Don’t irritate him asking questions like “What you did to your old shoe and when did you get this new one?”. Give a breathing space. Don’t peep your nose in each and every silly matters. This may stop him/her from sharing even real, worthy matters with you, as you may turn as a silly person in his/her eyes.
Marriage fails when your unconditional love turns into a conditional one. If you marry some one with some pre conditions in your mind, then just note in your diary that your marriage will fail soon, as conditions may change at any moment of your life. Change is the only constant thing of life. So, if you are conditional and not ready to cope up with changes, you may fail in your life.
If you marry some one because she is beautiful, then the marriage will blast, if she loses that beauty. If you marry some one because he is wealthy, your marriage is built on money and not on love. It will drain up, if he loses all money.
A marriage built on love, with only one condition that “I love you and be on your side without any conditions, no matter where to live or how to live” will live happily ever after.
10. Share, Care and Express
Though I said, don’t expect your partner to share each and everything with you, it is always lovely to share all matters with each other.
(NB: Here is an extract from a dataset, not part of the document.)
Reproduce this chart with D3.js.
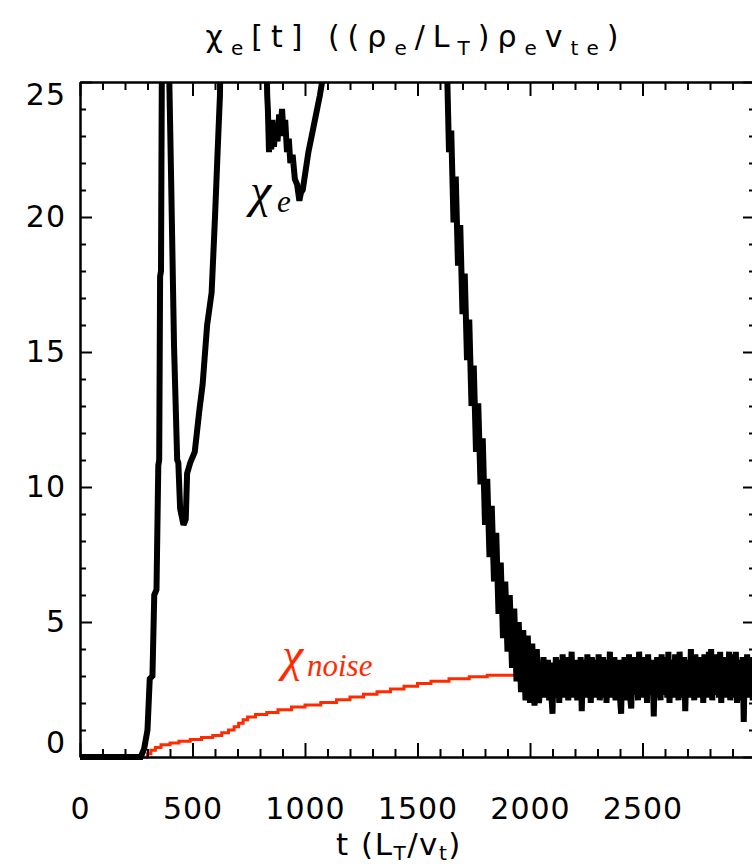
<!DOCTYPE html>
<html><head><meta charset="utf-8">
<script src="https://cdn.jsdelivr.net/npm/d3@7"></script>
<style>body{margin:0;background:#fff}svg{display:block}</style>
</head><body><svg id="c" width="752" height="867"></svg>
<script>
// ---- data ----
// chi_e: early transient and decline (irregular sampling)
const chiTime = [0,100,200,270,285,300,310,322,330,340,348,352,356,360,366,380,396,405,418,432,437,445,460,470,476,490,510,530,545,565,585,600,612,622,630,820,
 832,835,840,845,850,855,862,870,878,885,892,898,905,912,920,928,935,945,955,965,975,982,990,1015,1037,1066,1080,1090,1600,1610,
 1620,1630,1640,1650,1660,1670,1680,1690,1700,1710,1720,1730,1740,1750,1760,1770,1780,1790,1800,1810,1820,1830,1840,1850,1860,1870,1880,1890,1900,1910,1920,1930,1940,1950,1960,1970,1980,1990,2000,2010,2020,2030,2040];
const chiValue = [0,0,0,0,0.3,1.0,2.9,3.0,6.0,6.2,10.8,11.0,17.8,18.0,30,30,25.5,21.4,15.2,11.0,10.9,9.2,8.6,8.8,10.5,10.9,11.3,12.8,13.8,16.0,17.2,20.0,22.5,24.5,30,30,
 24.5,24.0,22.4,23.2,22.5,23.6,22.6,23.4,22.8,23.8,23.2,24.0,23.0,23.6,22.4,22.9,22.0,22.3,21.4,21.2,20.6,20.9,21.0,22.4,23.3,24.5,25.2,30,30,30,
 27.5,26.0,22.4,23.2,19.8,21.5,18.2,19.7,16.4,17.9,14.7,16.2,13.0,14.5,11.3,13.1,10.1,11.8,8.6,10.3,7.4,9.3,6.5,8.3,5.3,7.2,4.4,6.5,3.9,6.0,3.3,5.5,2.8,5.0,2.4,4.7,2.1,4.5,2.0,4.2,1.9,4.0,2.0];
// chi_e: saturated turbulent tail, sampled every 5 time units from t = 2050
const tailStart = 2050, tailStep = 5;
const chiTailValue = [
 3.5,2.4,3.7,2.2,3.3,2.5,3.6,2.1,3.4,2.3,
 1.6,3.5,2.2,3.7,2.4,3.3,2.0,3.6,2.3,3.8,
 2.2,3.4,2.5,3.7,2.1,3.5,2.3,3.9,2.2,3.4,
 2.4,3.6,2.1,3.5,2.3,3.7,1.7,3.4,2.2,3.6,
 2.5,3.8,2.2,3.5,2.0,3.7,2.4,3.3,2.2,3.6,
 2.3,3.8,2.1,3.5,2.5,3.7,2.2,3.4,2.0,3.6,
 2.4,3.9,2.2,3.5,2.3,3.7,2.1,3.4,2.5,3.6,
 2.2,1.6,3.5,2.3,3.7,2.1,3.6,2.4,3.8,2.2,
 1.8,3.4,2.3,3.7,2.5,3.5,2.1,3.9,2.3,3.6,
 2.2,3.7,2.4,3.5,2.0,3.8,2.3,3.4,2.5,3.6,
 1.5,3.5,2.2,3.7,2.4,3.4,2.1,3.8,2.3,3.6,
 2.5,3.7,2.2,3.9,2.0,3.5,2.4,3.6,2.2,3.8,
 2.3,3.6,2.1,3.9,2.4,3.5,2.2,3.7,1.7,3.4,
 2.4,3.6,2.2,4.0,2.3,3.5,2.1,3.8,2.5,3.6,
 2.2,3.7,2.4,3.5,2.0,3.8,2.3,3.6,2.2,3.9,
 2.4,4.0,2.1,3.6,2.3,3.8,2.5,3.5,2.2,3.9,
 2.0,3.6,2.4,3.7,2.2,3.5,2.3,3.9,2.1,3.6,
 2.4,3.8,2.2,3.9,2.0,3.6,2.3,3.5,2.1,3.7,
 1.3,3.6,2.3,3.8,2.2,3.5,2.4,3.7,2.1,3.6,
 2.4];
// chi_noise (stair-step)
const noiseTime  = [290,300,315,335,360,400,440,490,540,590,630,660,685,705,725,745,780,830,880,940,1000,1070,1140,1200,1260,1320,1380,1440,1500,1560,1640,1730,1810,1940,1990];
const noiseValue = [0,0.12,0.25,0.35,0.45,0.52,0.58,0.65,0.72,0.80,0.90,1.00,1.12,1.25,1.38,1.48,1.57,1.65,1.75,1.85,1.93,2.02,2.12,2.22,2.32,2.42,2.52,2.62,2.72,2.81,2.90,2.97,3.03,3.04,3.04];
const xTickLabels = [0,500,1000,1500,2000,2500];
const yTickLabels = [0,5,10,15,20,25];
const xMinorStep = 100, yMinorStep = 1;

// ---- drawing ----
const svg = d3.select('#c');
svg.append('rect').attr('width',752).attr('height',867).attr('fill','#fff');
const x = d3.scaleLinear().domain([0,3000]).range([80,755]);
const y = d3.scaleLinear().domain([0,25]).range([757,82]);
const font = "'DejaVu Sans', sans-serif";

svg.append('defs').append('clipPath').attr('id','clip')
  .append('rect').attr('x',x(0)-4).attr('y',y(25)).attr('width',x(3000)-x(0)+8).attr('height',y(0)-y(25)+6);

const noiseData = noiseTime.map((t,i)=>[t,noiseValue[i]]);
const chiData = chiTime.map((t,i)=>[t,chiValue[i]])
  .concat(chiTailValue.map((v,i)=>[tailStart+i*tailStep, v]));

const plot = svg.append('g').attr('clip-path','url(#clip)');
plot.append('path').datum(noiseData)
  .attr('d', d3.line().x(d=>x(d[0])).y(d=>y(d[1])).curve(d3.curveStepAfter)).attr('fill','none')
  .attr('stroke','#ff2a00').attr('stroke-width',3);
plot.append('path').datum(chiData)
  .attr('d', d3.line().x(d=>x(d[0])).y(d=>y(d[1]))).attr('fill','none')
  .attr('stroke','#000').attr('stroke-width',6).attr('stroke-linejoin','miter').attr('stroke-miterlimit',2);

const xMinor = d3.range(0,3001,xMinorStep).filter(v=>v%500!==0);
const xMajorAll = d3.range(0,3001,500);
const yMinor = d3.range(0,25.01,yMinorStep).filter(v=>v%5!==0);

function styleAxis(g){
  g.selectAll('path.domain').attr('stroke','#000').attr('stroke-width',2);
  g.selectAll('.tick line').attr('stroke','#000').attr('stroke-width',2);
  g.selectAll('text').attr('font-family',font).attr('font-size',30).attr('fill','#000').attr('letter-spacing',1);
}
const fmt = d3.format('d');
// bottom
const gb = svg.append('g').attr('transform',`translate(0,${y(0)})`)
  .call(d3.axisBottom(x).tickValues(xTickLabels).tickSize(-14).tickSizeOuter(0).tickPadding(41).tickFormat(fmt));
styleAxis(gb);
const gbm = svg.append('g').attr('transform',`translate(0,${y(0)})`)
  .call(d3.axisBottom(x).tickValues(xMinor).tickSize(-8).tickSizeOuter(0).tickFormat(''));
styleAxis(gbm);
// top
const gt = svg.append('g').attr('transform',`translate(0,${y(25)})`)
  .call(d3.axisTop(x).tickValues(xMajorAll).tickSize(-14).tickSizeOuter(0).tickFormat(''));
styleAxis(gt);
const gtm = svg.append('g').attr('transform',`translate(0,${y(25)})`)
  .call(d3.axisTop(x).tickValues(xMinor).tickSize(-8).tickSizeOuter(0).tickFormat(''));
styleAxis(gtm);
// left
const gl = svg.append('g').attr('transform',`translate(${x(0)},0)`)
  .call(d3.axisLeft(y).tickValues(yTickLabels).tickSize(-12).tickSizeOuter(0).tickPadding(14).tickFormat(fmt));
styleAxis(gl);
gl.selectAll('.tick text').attr('dy', d => d===0 ? '-0.15em' : d===25 ? '0.75em' : '0.32em');
const glm = svg.append('g').attr('transform',`translate(${x(0)},0)`)
  .call(d3.axisLeft(y).tickValues(yMinor).tickSize(-6).tickSizeOuter(0).tickFormat(''));
styleAxis(glm);
// right
const gr = svg.append('g').attr('transform',`translate(${x(3000)},0)`)
  .call(d3.axisRight(y).tickValues(yTickLabels).tickSize(-12).tickSizeOuter(0).tickFormat(''));
styleAxis(gr);
const grm = svg.append('g').attr('transform',`translate(${x(3000)},0)`)
  .call(d3.axisRight(y).tickValues(yMinor).tickSize(-6).tickSizeOuter(0).tickFormat(''));
styleAxis(grm);

// title & axis title
function richText(parent, xPos, yPos, parts, size, subSize, spacing, shift){
  const t = parent.append('text').attr('x',xPos).attr('y',yPos).attr('text-anchor','middle')
    .attr('font-family',font).attr('font-size',size).attr('letter-spacing',spacing).attr('fill','#000');
  let sub=false;
  parts.forEach(([s,isSub])=>{
    const dy = isSub && !sub ? shift : (!isSub && sub ? -shift : 0);
    t.append('tspan').attr('dy',dy).attr('font-size',isSub?subSize:size).text(s);
    sub=isSub;
  });
  return t;
}
richText(svg, 416, 47, [["χ",0],["e",1],["[t]  ((ρ",0],["e",1],["/L",0],["T",1],[")ρ",0],["e",1],["v",0],["te",1],[")",0]], 30, 20, 8, 8);
richText(svg, 399, 855, [["t (L",0],["T",1],["/v",0],["t",1],[")",0]], 31, 20, 1.5, 5);

// in-plot labels
const serif = "'Liberation Serif','Times New Roman',serif";
svg.append('text').attr('x',250).attr('y',207).attr('font-family',serif).attr('font-style','italic')
  .attr('font-size',48).attr('fill','#000').text('χ');
svg.append('text').attr('x',277).attr('y',212).attr('font-family',serif).attr('font-style','italic')
  .attr('font-size',31).attr('fill','#000').text('e');
svg.append('text').attr('x',282).attr('y',671).attr('font-family',serif).attr('font-style','italic')
  .attr('font-size',48).attr('fill','#ff2a00').text('χ');
svg.append('text').attr('x',307).attr('y',676).attr('font-family',serif).attr('font-style','italic')
  .attr('font-size',31).attr('fill','#ff2a00').text('noise');
</script></body></html>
So, instead of making your partner to expect you to share, why don’t you do it on yourself, on the first hand?
Care is one thing, everyone loves to get in their life. The happiness they feel when they knew someone is there to care them, cannot be bought by any money in this world. Just show them, you are there to care until the world ends. You will feel the joy inside you.
Another big point, which I love to tell as a conclusion also is, “Not everyone is blessed with the magic power of understanding you, without expressing yourself”. I know my own dad, who loves my mother very much and he cannot tolerate even if she gets sick for a day. He will be too upset and cannot concentrate on any of his work, if she is not healthy. But I never seen him saying or expressing his love to her in words.
Of course, in their days, saying “I love you” is too dramatic and I bet, no Indian couple who got married some 20-25 years and above might have told this to each other. But they live happily for ever, because they had the other point “Understanding” each other, just by their eye movements.
But in this modern world, when people are racing with each other, there is no time to sit and understand the indirect expressions. So better to say “I love you” and don’t take chance.
Do you still think that your marriage fails?